Pourquoi les smartphones sont-ils interdits au collège ?
On ne sait pas éduquer au numérique
On a peur de parler du numérique ou l'on ne sait pas en parler donc on préfère interdire. Tout comme pour la sexualité, il est plus facile de créer un tabou que de considérer sérieusement le sujet et d'éduquer les collégiens.
Pourtant, que l'on parle de sexualité ou de téléphones, il s'agit bien de deux sujets auxquels vont se retrouver confrontés tous les collégiens. Avant leurs 14ans, les collégiens auront la puberté et un smartphone mais ni l'un ni l'autre n'aura été discuté en classe. À la place, on se tait, les laissant se débrouiller avec leurs fuites (de données) intimes.
C'est véritablement la politique de l'autruche : si l'on en parle pas, cela n'existe pas.
C'est compliqué le numérique ?
Non ! Ou en tout cas pas pour les raisons qui servent d'excuses. On se cache derrière la technique, les professeurs ne sont pas formés à' l'informatique, c'est des sciences alors ça doit être compliqué... Mais in fine, ce qui doit être enseigné aux collégiens c'est l'usage du téléphone, ce n'est pas à coder des algorithmes.
Les inquiétudes que l'on entend toujours sont :
- Le cyber-harcèlement
- Le respect de la vie privée
- La désinformation
- L'addiction
- L'accès aux contenus inappropriés
Autant dire, plutôt des problématiques à traiter en cours de français ou d'éducation civique plutôt qu'en cours de mathématiques.
Pédagogie > contrôle
L'interdiction du téléphone, c'est l'approche la plus court-termiste pour adresser ces questions. C'est la réponse d'urgence. Comme on ne sait pas quoi faire pour empêcher ces situations, on bloque tout pour être sûr que cela n'arrive pas (spoiler alert : cela ne fonctionne pas).
C'est la réponse de facilité, celle qui ne nécessite pas de réfléchir car ça prend du temps de réfléchir. De réfléchir à la société que nous voulons être en questionnant nos comportements qui peuvent conduire au harcèlement (et son extension cyber).
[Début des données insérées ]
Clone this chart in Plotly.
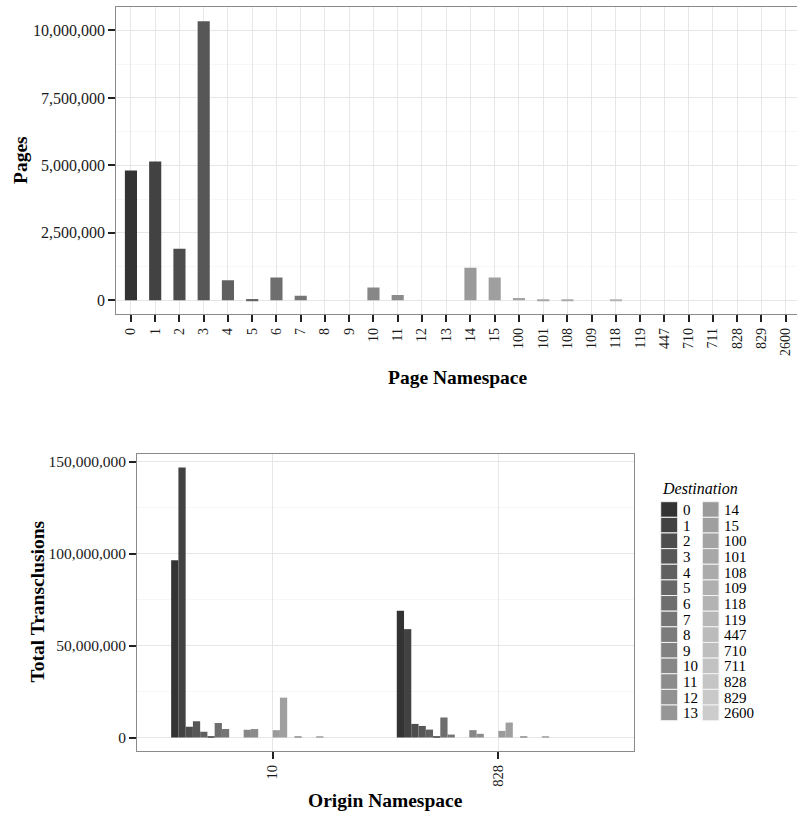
import plotly.graph_objects as go

# Namespaces (categories) shared by both panels
namespaces = ["0", "1", "2", "3", "4", "5", "6", "7", "8", "9", "10", "11", "12", "13",
              "14", "15", "100", "101", "108", "109", "118", "119", "447", "710", "711",
              "828", "829", "2600"]

# Pages per namespace
pages = [4810000, 5140000, 1910000, 10340000, 740000, 50000, 850000, 170000, 0, 0,
         480000, 200000, 0, 0, 1210000, 850000, 87000, 20000, 5000, 0, 20000,
         0, 0, 0, 0, 0, 0, 0]

# Origin namespaces for the transclusion panel
origins = ["10", "828"]

# Total transclusions per destination namespace, one list per origin
transclusions_from_10 = [96500000, 147000000, 5900000, 8800000, 3100000, 300000, 7900000,
                         4600000, 0, 0, 4200000, 4600000, 0, 0, 4000000, 21700000, 0,
                         700000, 0, 0, 500000, 0, 0, 0, 0, 0, 0, 0]
transclusions_from_828 = [69000000, 59000000, 7400000, 6300000, 4300000, 500000, 10900000,
                          1600000, 0, 0, 4000000, 2000000, 0, 0, 3600000, 8100000, 0,
                          500000, 0, 0, 400000, 0, 0, 0, 0, 0, 0, 0]

# Tick labels
pages_ticks = [0, 2500000, 5000000, 7500000, 10000000]
trans_ticks = [0, 50000000, 100000000, 150000000]

W, H = 797, 813
FONT = "Liberation Serif"


def grey_palette(n, start=0.2, end=0.8, gamma=2.2):
    lo, hi = start ** gamma, end ** gamma
    out = []
    for i in range(n):
        v = (lo + (hi - lo) * i / (n - 1)) ** (1 / gamma)
        c = int(round(v * 255))
        out.append(f"#{c:02x}{c:02x}{c:02x}")
    return out


colors = grey_palette(len(namespaces))


def px_x(x):
    return x / W


def px_y(y):
    return 1 - y / H


fig = go.Figure()

# ---- top panel: pages per namespace ----
fig.add_trace(go.Bar(
    x=namespaces, y=pages, width=0.5, marker=dict(color=colors, line=dict(width=0)),
    xaxis="x", yaxis="y", showlegend=False,
))

# ---- bottom panel: transclusions by origin, dodged by destination ----
for i, ns in enumerate(namespaces):
    fig.add_trace(go.Bar(
        x=origins, y=[transclusions_from_10[i], transclusions_from_828[i]],
        name=ns, marker=dict(color=colors[i], line=dict(width=0)),
        xaxis="x2", yaxis="y2", showlegend=False,
    ))

pmax = max(pages)
tmax = max(max(transclusions_from_10), max(transclusions_from_828))

grid_major = "#e6e6e6"
grid_minor = "#f7f7f7"
border = "#8a8a8a"
text_col = "#1a1a1a"

common_axis = dict(
    showline=True, linecolor=border, linewidth=1.3,
    ticks="outside", ticklen=7, tickwidth=1.6, tickcolor="#222",
    zeroline=False, gridcolor=grid_major, gridwidth=1,
)

fig.update_layout(
    width=W, height=H,
    margin=dict(l=0, r=0, t=0, b=0),
    paper_bgcolor="white", plot_bgcolor="white",
    barmode="group", bargap=0.1, bargroupgap=0,
    font=dict(family=FONT),
    xaxis=dict(
        **common_axis, mirror=True,
        domain=[px_x(116.4), 1.0], anchor="y", type="category",
        categoryorder="array", categoryarray=namespaces,
        range=[-0.6, 27.466], tickangle=-90,
        tickfont=dict(family=FONT, size=14, color=text_col),
        showgrid=True,
    ),
    yaxis=dict(
        **common_axis, mirror=False,
        domain=[px_y(314.3), px_y(7.3)], anchor="x",
        range=[-0.05 * pmax, 1.05 * pmax],
        tickvals=pages_ticks, tickformat=",d",
        tickfont=dict(family=FONT, size=16, color=text_col),
        minor=dict(tickvals=[1250000, 3750000, 6250000, 8750000], showgrid=True,
                   gridcolor=grid_minor, ticks=""),
    ),
    xaxis2=dict(
        **common_axis, mirror=True,
        domain=[px_x(137.3), px_x(633.7)], anchor="y2", type="category",
        categoryorder="array", categoryarray=origins,
        range=[-0.6, 1.6], tickangle=-90,
        tickfont=dict(family=FONT, size=14.5, color=text_col),
        showgrid=True,
    ),
    yaxis2=dict(
        **common_axis, mirror=True,
        domain=[px_y(751), px_y(454)], anchor="x2",
        range=[-0.05 * tmax, 1.05 * tmax],
        tickvals=trans_ticks, tickformat=",d",
        tickfont=dict(family=FONT, size=15.5, color=text_col),
        minor=dict(tickvals=[25000000, 75000000, 125000000], showgrid=True,
                   gridcolor=grid_minor, ticks=""),
    ),
)

# axis titles
title_font = dict(family=FONT, size=19.5, color="#000")
annotations = [
    dict(text="<b>Pages</b>", x=px_x(20), y=px_y(160), textangle=-90),
    dict(text="<b>Page Namespace</b>", x=px_x(458), y=px_y(378)),
    dict(text="<b>Total Transclusions</b>", x=px_x(36.5), y=px_y(602), textangle=-90),
    dict(text="<b>Origin Namespace</b>", x=px_x(385), y=px_y(800)),
]
for a in annotations:
    fig.add_annotation(xref="paper", yref="paper", xanchor="center", yanchor="middle",
                       showarrow=False, font=title_font, **a)

# legend for destination namespaces, laid out in two columns
fig.add_annotation(xref="paper", yref="paper", x=px_x(659.5), y=px_y(489),
                   xanchor="left", yanchor="middle", showarrow=False,
                   text="<i>Destination</i>", font=dict(family=FONT, size=16, color="#000"))
rows = 14
row_h = 15.64
top0 = 501.7
cols = [(660.7, 677.7, 680.5), (702.3, 719.0, 721.5)]
for i, ns in enumerate(namespaces):
    c, r = divmod(i, rows)
    x0, x1, lx = cols[c]
    y0 = top0 + r * row_h
    fig.add_shape(type="rect", xref="paper", yref="paper",
                  x0=px_x(x0), x1=px_x(x1), y0=px_y(y0), y1=px_y(y0 + row_h),
                  fillcolor=colors[i], line=dict(color="#f2f2f2", width=1))
    fig.add_annotation(xref="paper", yref="paper", x=px_x(lx), y=px_y(y0 + row_h / 2 + 0.5),
                       xanchor="left", yanchor="middle", showarrow=False, text=ns,
                       font=dict(family=FONT, size=15, color="#000"))

fig.write_html("out.html")
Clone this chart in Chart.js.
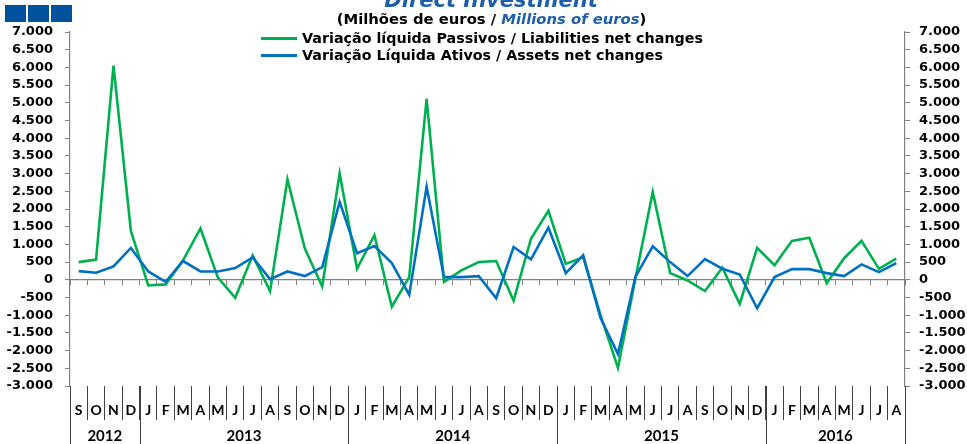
<!DOCTYPE html>
<html>
<head>
<meta charset="utf-8">
<script src="https://cdn.jsdelivr.net/npm/chart.js@4.4.1/dist/chart.umd.min.js"></script>
<style>
  html, body { margin:0; padding:0; background:#fff; }
  #wrap { position:relative; width:967px; height:444px; overflow:hidden; background:#fff; }
  #c { position:absolute; left:0; top:0; }
  .sq { position:absolute; top:5px; width:21px; height:17px; background:#00529C; }
  .txt { position:absolute; font-family:"DejaVu Sans", sans-serif; font-weight:bold; white-space:nowrap; color:#000; }
  #title { left:0; width:982px; text-align:center; top:-10px; font-size:21px; line-height:21px; font-style:italic; color:#1F5FA8; }
  #sub { left:0; width:983px; text-align:center; top:10px; font-size:14.8px; line-height:18px; }
  #sub i { color:#1F5FA8; }
  .lg { position:absolute; left:261px; width:36px; height:3px; }
  .lt { left:302px; font-size:14.3px; line-height:16px; }
</style>
</head>
<body>
<div id="wrap">
  <canvas id="c" width="967" height="444"></canvas>
  <div class="sq" style="left:5px"></div>
  <div class="sq" style="left:28px"></div>
  <div class="sq" style="left:51px"></div>
  <div id="title" class="txt">Direct Investment</div>
  <div id="sub" class="txt">(Milhões de euros / <i>Millions of euros</i>)</div>
  <div class="lg" style="top:37px;background:#00B050"></div>
  <div class="txt lt" style="top:30px">Variação líquida Passivos / Liabilities net changes</div>
  <div class="lg" style="top:54px;background:#0070C0"></div>
  <div class="txt lt" style="top:47px">Variação Líquida Ativos / Assets net changes</div>
</div>
<script>
// ---- data ----
const monthLabels = ['S','O','N','D',
  'J','F','M','A','M','J','J','A','S','O','N','D',
  'J','F','M','A','M','J','J','A','S','O','N','D',
  'J','F','M','A','M','J','J','A','S','O','N','D',
  'J','F','M','A','M','J','J','A'];
const years = ['2012','2013','2014','2015','2016'];
const monthsPerYear = [4,12,12,12,8];

const liabilities = [500,570,6050,1380,
  -160,-130,550,1450,60,-510,690,-320,2840,880,-190,3010,
  310,1260,-760,75,5110,-60,265,500,530,-590,1160,1950,
  450,640,-1000,-2490,30,2480,190,-20,-320,340,-680,900,
  410,1100,1190,-95,610,1100,310,600];
const assets = [245,200,380,900,
  236,-60,530,236,236,330,630,20,236,104,360,2200,
  750,955,472,-425,2630,75,75,104,-520,926,576,1474,
  190,690,-1080,-2100,80,945,500,104,586,312,150,-803,
  76,302,302,189,104,435,217,472];

const yMin = -3000, yMax = 7000, yStep = 500;
const seriesNames = ['Variação líquida Passivos / Liabilities net changes',
                     'Variação Líquida Ativos / Assets net changes'];

function fmt(v){
  const s = Math.abs(v).toString().replace(/\B(?=(\d{3})+(?!\d))/g,'.');
  return (v < 0 ? '-' : '') + s;
}

const yearPlugin = {
  id:'years',
  afterDraw(chart){
    const xs = chart.scales.x, ctx = chart.ctx;
    const top = chart.chartArea.bottom, bottom = chart.height;
    ctx.save();
    ctx.strokeStyle = '#404040'; ctx.lineWidth = 1;
    ctx.fillStyle = '#000';
    ctx.font = 'bold 15px Lato, "Liberation Sans", sans-serif';
    ctx.textAlign = 'center'; ctx.textBaseline = 'middle';
    let start = 0;
    const bounds = [Math.round(xs.getPixelForValue(-0.5)) + 0.5];
    years.forEach((y, k) => {
      const end = start + monthsPerYear[k];
      const x0 = xs.getPixelForValue(start - 0.5);
      const x1 = xs.getPixelForValue(end - 0.5);
      bounds.push(Math.round(x1) + 0.5);
      ctx.fillText(y, (x0 + x1) / 2, 436);
      start = end;
    });
    ctx.beginPath();
    bounds.forEach(b => { ctx.moveTo(b, top); ctx.lineTo(b, bottom); });
    ctx.stroke();
    ctx.restore();
  }
};

const tickFont = {family:'"DejaVu Sans", sans-serif', weight:'bold', size:13};

new Chart(document.getElementById('c'), {
  type:'line',
  data:{
    labels: monthLabels,
    datasets:[
      {label:seriesNames[0], data:liabilities, borderColor:'#00B050', backgroundColor:'#00B050',
       borderWidth:2.6, pointRadius:0, tension:0, fill:false, order:2, yAxisID:'y', xAxisID:'x'},
      {label:seriesNames[1], data:assets, borderColor:'#0070C0', backgroundColor:'#0070C0',
       borderWidth:2.6, pointRadius:0, tension:0, fill:false, order:1, yAxisID:'y', xAxisID:'x'}
    ]
  },
  options:{
    responsive:false, animation:false, devicePixelRatio:1,
    layout:{padding:{top:32, left:0, right:0, bottom:0}},
    plugins:{legend:{display:false}, tooltip:{enabled:false}, title:{display:false}},
    scales:{
      x:{
        type:'category', position:'bottom', offset:true,
        grid:{display:true, drawOnChartArea:false, drawTicks:true, tickLength:34, offset:true, color:'#404040', lineWidth:1},
        border:{display:false},
        ticks:{autoSkip:false, maxRotation:0, minRotation:0, padding:-18, color:'#000',
               font:{family:'Lato, "Liberation Sans", sans-serif', weight:'bold', size:14}},
        afterFit(s){ s.height = 58; }
      },
      xZero:{
        type:'category', axis:'x', position:{y:0}, offset:true,
        grid:{display:true, drawOnChartArea:false, drawTicks:true, tickLength:5, offset:true, color:'#808080', lineWidth:1},
        border:{display:true, color:'#808080', width:1.2},
        ticks:{display:false}
      },
      y:{
        type:'linear', position:'left', min:yMin, max:yMax,
        grid:{display:true, drawOnChartArea:false, drawTicks:true, tickLength:5, color:'#808080'},
        border:{display:true, color:'#808080', width:1.2},
        ticks:{stepSize:yStep, autoSkip:false, padding:12, color:'#000', font:tickFont, callback:v=>fmt(v)},
        afterFit(s){ s.width = 70; }
      },
      y2:{
        type:'linear', position:'right', min:yMin, max:yMax,
        grid:{display:true, drawOnChartArea:false, drawTicks:true, tickLength:5, color:'#808080'},
        border:{display:true, color:'#808080', width:1.2},
        ticks:{stepSize:yStep, autoSkip:false, padding:9, color:'#000', font:tickFont, callback:v=>fmt(v)},
        afterFit(s){ s.width = 62; }
      }
    }
  },
  plugins:[yearPlugin]
});
</script>
</body>
</html>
De réfléchir à la société que nous voulons avoir en questionnant notre capacité à garder notre intimité (morale ou physique).
Et s'il y a bien un lieu pour réfléchir, c'est le collège. S'il y a un bien un levier pour inciter à prendre le temps de la réflexion, c'est par l'éducation. Sans cela, on est condamné à réagir de crise en crise par des réponses d'urgence, comme on réagit de notification en notification par des clics frénétiques et des selfies balancés dans la précipitation à n'importe qui.
Alors, faut-il autoriser le téléphone au collège ?
Absolument pas !
Si vous avez bien lu cet article, ce n'est pas une apologie du smartphone, bien au contraire ! Le smartphone et la tablette sont l'évolution, ou plutôt la réduction de l'informatique dans sa plus pure forme de divertissement consumériste. Si le numérique doit être émancipateur, ce n'est certainement pas avec des matériels simplistes aux logiciels conçus autour de l'économie de l'attention que cela pourra arriver.
En attendant, il est primordial de ne pas paniquer, et il faut arrêter la politique de communication qui joue la surenchère à la répression (on va saisir tous les téléphones à l'entrée du collège) pour prétendre agir. À la place, il faut savoir s'arrêter pour prendre le temps de réfléchir à comment éduquer nos enfants. Non pas en cherchant à les protéger mais en leur apprenant à se défendre.